Whilst looking at the latest comms-related trends and updates this week, we came across a blog by Dan Slee (a Local Government PR blogger) from back in March which really caught our attention. Our aim as digital communications specialists is not to be a long term extension of our clients’ team, but to ultimately do ourselves out of a job. Communications isn’t something you can just ‘outsource’ as an ‘add on’, it needs to be ingrained in the whole organisation and, as Dan points out, there is no longer a distinction between digital and any other type of comms. Social media is about relationships and should provide a genuine insight into the organisations so has to be contributed to at all levels. However, a digital communications specialist is still needed to help keep up with the rapid pace of change. He says that a good one should look like this:
1. A trainer
2. A geek
3. A solver of problems that aren’t problems yet
4. A horizon scanner
5. A builder of an internal community
6. A source of help
7. A winner of internal arguments
8. Someone who knows the channels. Traditional and digital
Finding your element
This week, Sir Ken Robinson was interviewed on US radio about his latest book ‘Finding your element: How to discover your talents and passions and transform your life’. Breaking down the barriers of age and occupation, he encourages readers to look at how their social circles and ingrained attitudes may be holding them back from following their real calling in life. Like our ebook ‘Power Your Personal Brand for 2013’, ‘Finding your element’ tells stories about people who have found fulfilment and provides readers with tools, techniques, resources and advice on discovering the depth of their abilities. We are all for this kind of aspiration – a ‘must read’ for us this summer!
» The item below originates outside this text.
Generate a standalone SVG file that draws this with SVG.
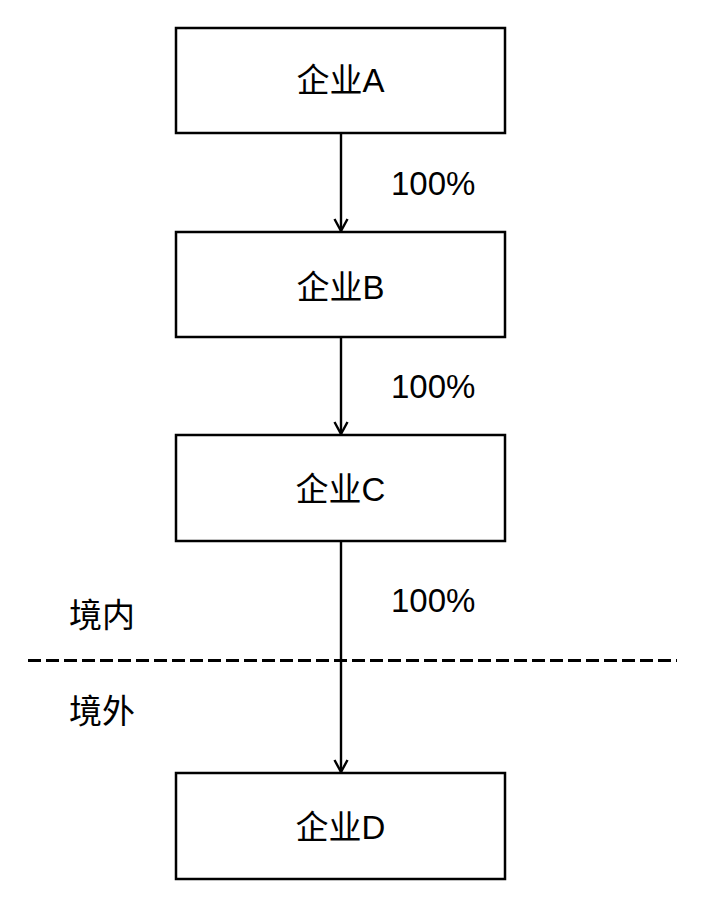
<svg xmlns="http://www.w3.org/2000/svg" width="710" height="912" viewBox="0 0 710 912">
<style>
.box{fill:#fff;stroke:#000;stroke-width:2.5}
.lbl{font-family:"Liberation Sans","Noto Sans CJK SC",sans-serif;font-size:33px;fill:#000}
.edge{stroke:#000;stroke-width:2.4;fill:none}
.pct{font-family:"Liberation Sans",Arial,sans-serif;font-size:33px;fill:#000}
</style>
<defs>
<marker id="arr" markerUnits="userSpaceOnUse" markerWidth="16" markerHeight="18" refX="13" refY="8" orient="auto" viewBox="0 0 16 16">
<polyline points="1,1.5 13,8 1,14.5" fill="none" stroke="#000" stroke-width="2.4"/>
</marker>
</defs>
<rect width="710" height="912" fill="#fff"/>
<g id="connectors">
<line class="edge" x1="341" y1="133" x2="341" y2="231" marker-end="url(#arr)"/>
<line class="edge" x1="341" y1="337" x2="341" y2="434" marker-end="url(#arr)"/>
<line class="edge" x1="341" y1="541" x2="341" y2="772" marker-end="url(#arr)"/>
<text class="pct" x="391" y="195">100%</text>
<text class="pct" x="391" y="398">100%</text>
<text class="pct" x="391" y="612">100%</text>
</g>
<g id="boundary">
<line x1="28" y1="660.5" x2="677" y2="660.5" stroke="#000" stroke-width="3.2" stroke-dasharray="13 5"/>
<text class="lbl" x="69" y="627">境内</text>
<text class="lbl" x="69" y="723">境外</text>
</g>
<g id="nodeA">
<rect class="box" x="176" y="28" width="329" height="105"/>
<text class="lbl" x="340.5" y="92" text-anchor="middle">企业A</text>
</g>
<g id="nodeB">
<rect class="box" x="176" y="232" width="329" height="105"/>
<text class="lbl" x="340.5" y="299" text-anchor="middle">企业B</text>
</g>
<g id="nodeC">
<rect class="box" x="176" y="435" width="329" height="106"/>
<text class="lbl" x="340.5" y="501" text-anchor="middle">企业C</text>
</g>
<g id="nodeD">
<rect class="box" x="176" y="773" width="329" height="106"/>
<text class="lbl" x="340.5" y="839" text-anchor="middle">企业D</text>
</g>
</svg>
What’s that coming over the hill? It’s Glastonbury!
For various reasons which I don’t want to talk about, I’m not going to Glastonbury this year. I’m not bitter, honest. Anyway, as a festival junkie, I’m probably spending more time than most torturing myself with the latest social media updates in the run up to the biggest event of the summer. Of course, all music festival organisers have now tapped into the power of social media to create word of mouth buzz and, because of the very nature of them, they are all using imagery and video very successfully. However, as with most things, Glastonbury reigns supreme.
A ‘drip feed’ of varied content has been saved up and is being slowly leaked on a weekly and now daily basis in the lead up to the start of the festival. It’s a fantastic combination of simple ‘teaser’ images – eg a tweet saying ‘what’s that coming over the hill?’ with a picture of brightly coloured Glastonbury letters sat atop the green, green grass of the farm – and much more serious environmental and safety messages which they manage to make engaging rather than a ‘buzz kill’. By keeping it simple and ‘bitesize’, they’ve certainly kept my attention and I’m not even going! Having been three times before, I know how good they are at capturing the imagination of revellers during the event and I’m sure this year’s will be the most social media savvy Glastonbury yet. Unfortunately for me, I’ll only be watching it all unfold via social media – so the online atmosphere better be good!